The first round of the Brazilian presidential and general elections “hit traditional forces like a tsunami and set the country on a new and uncertain path,” writes the Wilson Center’s Brazil Institute Director Paulo Sotero. And with the untested, ultraconservative Jair Bolsonaro expected to win the runoff, “it remains to be seen if he will be able to effectively govern a divided country.”
More than an organised right-wing movement, Brazilian presidential candidate Bolsonaro commands an authoritarian current of opinion. He may be more intent on dynasty than dictatorship, The Economist reports:
Rather than a flashback to 1964, Mr Bolsonaro represents a more insidious threat. He expresses extreme views.

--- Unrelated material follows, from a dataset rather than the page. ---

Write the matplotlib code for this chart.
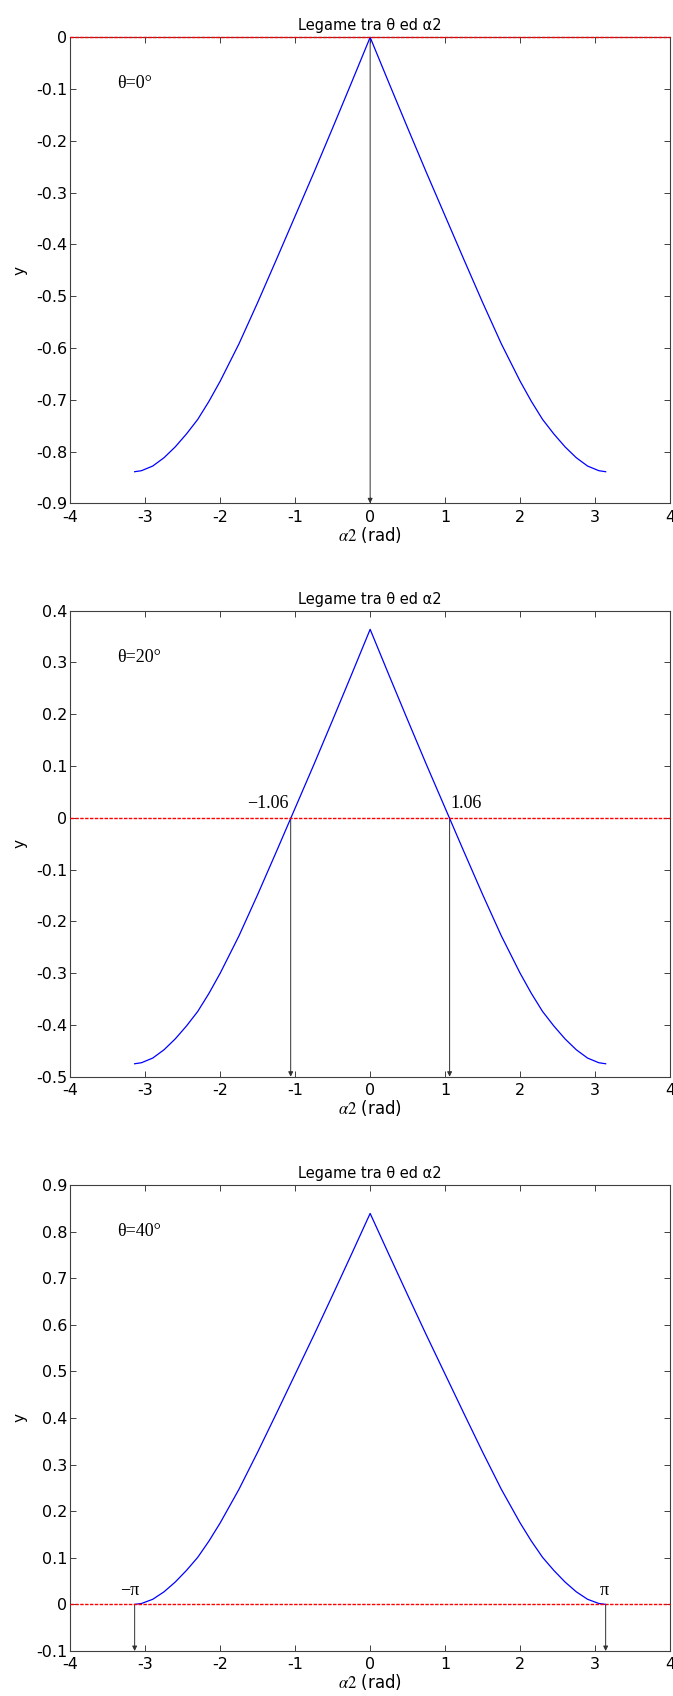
import matplotlib
matplotlib.use('Agg')
import matplotlib.pyplot as plt
from matplotlib.ticker import FuncFormatter, MultipleLocator

plt.rcParams['font.family'] = ['DejaVu Sans']
plt.rcParams['mathtext.fontset'] = 'stix'
plt.rcParams['axes.unicode_minus'] = False

# ---- data ----
alpha2 = [-3.1416, -3.05, -2.9, -2.75, -2.6, -2.45, -2.3, -2.15, -2.0, -1.75, -1.5, -1.25, -1.0,
          -0.75, -0.5, -0.25, 0.0, 0.25, 0.5, 0.75, 1.0, 1.25, 1.5, 1.75, 2.0, 2.15, 2.3,
          2.45, 2.6, 2.75, 2.9, 3.05, 3.1416]
y_theta0 = [-0.839, -0.837, -0.828, -0.812, -0.791, -0.766, -0.738, -0.703, -0.664, -0.592, -0.512,
            -0.429, -0.345, -0.261, -0.175, -0.088, 0.000, -0.088, -0.175, -0.261, -0.345, -0.429,
            -0.512, -0.592, -0.664, -0.703, -0.738, -0.766, -0.791, -0.812, -0.828, -0.837, -0.839]
y_theta20 = [-0.475, -0.473, -0.464, -0.448, -0.427, -0.402, -0.374, -0.339, -0.300, -0.228, -0.148,
             -0.065, 0.019, 0.103, 0.189, 0.276, 0.364, 0.276, 0.189, 0.103, 0.019, -0.065, -0.148,
             -0.228, -0.300, -0.339, -0.374, -0.402, -0.427, -0.448, -0.464, -0.473, -0.475]
y_theta40 = [0.000, 0.002, 0.011, 0.027, 0.048, 0.073, 0.101, 0.136, 0.175, 0.247, 0.327, 0.410,
             0.494, 0.578, 0.664, 0.751, 0.839, 0.751, 0.664, 0.578, 0.494, 0.410, 0.327, 0.247,
             0.175, 0.136, 0.101, 0.073, 0.048, 0.027, 0.011, 0.002, 0.000]

series = [y_theta0, y_theta20, y_theta40]
theta_labels = ['θ=0°', 'θ=20°', 'θ=40°']
y_limits = [(-0.9, 0.0), (-0.5, 0.4), (-0.1, 0.9)]
x_limits = (-4, 4)
roots = [[0.0], [-1.06, 1.06], [-3.1416, 3.1416]]
root_labels = [[], ['\u22121.06', '1.06'], ['\u2212\u03c0', '\u03c0']]
title_text = 'Legame tra θ ed α2'
xlabel_text = r'$\alpha2$ (rad)'
ylabel_text = 'y'

SERIF = ['Liberation Serif', 'DejaVu Serif']

W, H = 673, 1696
fig = plt.figure(figsize=(W / 100, H / 100), dpi=100)

left = 70.3 / W
width = 599.7 / W
height = 466 / H
bottoms_px = [503.3, 1076.7, 1651.0]

fmt = FuncFormatter(lambda v, p: ('%g' % round(v, 2)) if abs(v) > 1e-9 else '0')

for i in range(3):
    ax = fig.add_axes([left, 1 - bottoms_px[i] / H, width, height])
    ax.set_xlim(*x_limits)
    ax.set_ylim(*y_limits[i])
    ax.xaxis.set_major_locator(MultipleLocator(1))
    ax.yaxis.set_major_locator(MultipleLocator(0.1))
    ax.xaxis.set_major_formatter(fmt)
    ax.yaxis.set_major_formatter(fmt)
    ax.tick_params(direction='in', top=True, right=True, length=4, width=0.7,
                   labelsize=11.5, color='#404040')
    ax.tick_params(axis='x', pad=4.5)
    ax.tick_params(axis='y', pad=2)
    for s in ax.spines.values():
        s.set_linewidth(0.8)
        s.set_color('#404040')

    # red dashed zero line
    ax.axhline(0, color='red', lw=1.0, ls=(0, (2.5, 1.0)), zorder=5, clip_on=False)
    # curve
    ax.plot(alpha2, series[i], color='blue', lw=0.9, zorder=3)
    # arrows from roots down to the axis
    for r in roots[i]:
        ax.annotate('', xy=(r, y_limits[i][0]), xytext=(r, 0.0),
                    arrowprops=dict(arrowstyle='-|>', color='#303030', lw=0.7,
                                    mutation_scale=7, shrinkA=0, shrinkB=0),
                    zorder=2)

    ax.text(0.0775, 0.9, theta_labels[i], transform=ax.transAxes, ha='left', va='center',
            family=SERIF, fontsize=13)

    ax.set_title(title_text, fontsize=10.5, pad=5)
    ax.set_xlabel(xlabel_text, fontsize=12, labelpad=0)
    ax.set_ylabel(ylabel_text, fontsize=11, labelpad=6)

    if i == 1:
        ax.text(-1.09, 0.012, root_labels[i][0], ha='right', va='bottom',
                family=SERIF, fontsize=13)
        ax.text(1.07, 0.012, root_labels[i][1], ha='left', va='bottom',
                family=SERIF, fontsize=13)
    if i == 2:
        ax.text(-3.21, 0.012, root_labels[i][0], ha='center', va='bottom',
                family=SERIF, fontsize=13)
        ax.text(3.12, 0.012, root_labels[i][1], ha='center', va='bottom',
                family=SERIF, fontsize=13)

fig.savefig('out.png', dpi=100)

He has said that the dictatorship erred in “torturing rather than killing”. He wants the police to kill more “criminals”, and to liberalise gun ownership. He has talked about packing the supreme court. As Mr Spektor puts it, it is the quality of Brazilian democracy, rather than its survival, that is at more immediate risk.
Yet none of this means that Mr Bolsonaro, assuming he wins, would or could attempt to replicate the dictatorship, The Economist adds:
His rise reflects widespread hatred of the PT and a popular demand for change, economic renewal and security in the face of a failing political system, economic slump and a crime wave—but not necessarily for military rule.
“This is not the cold war,” says Matias Spektor, who teaches international relations at the Fundação Getulio Vargas, a university. The media and a vibrant civil society support democracy.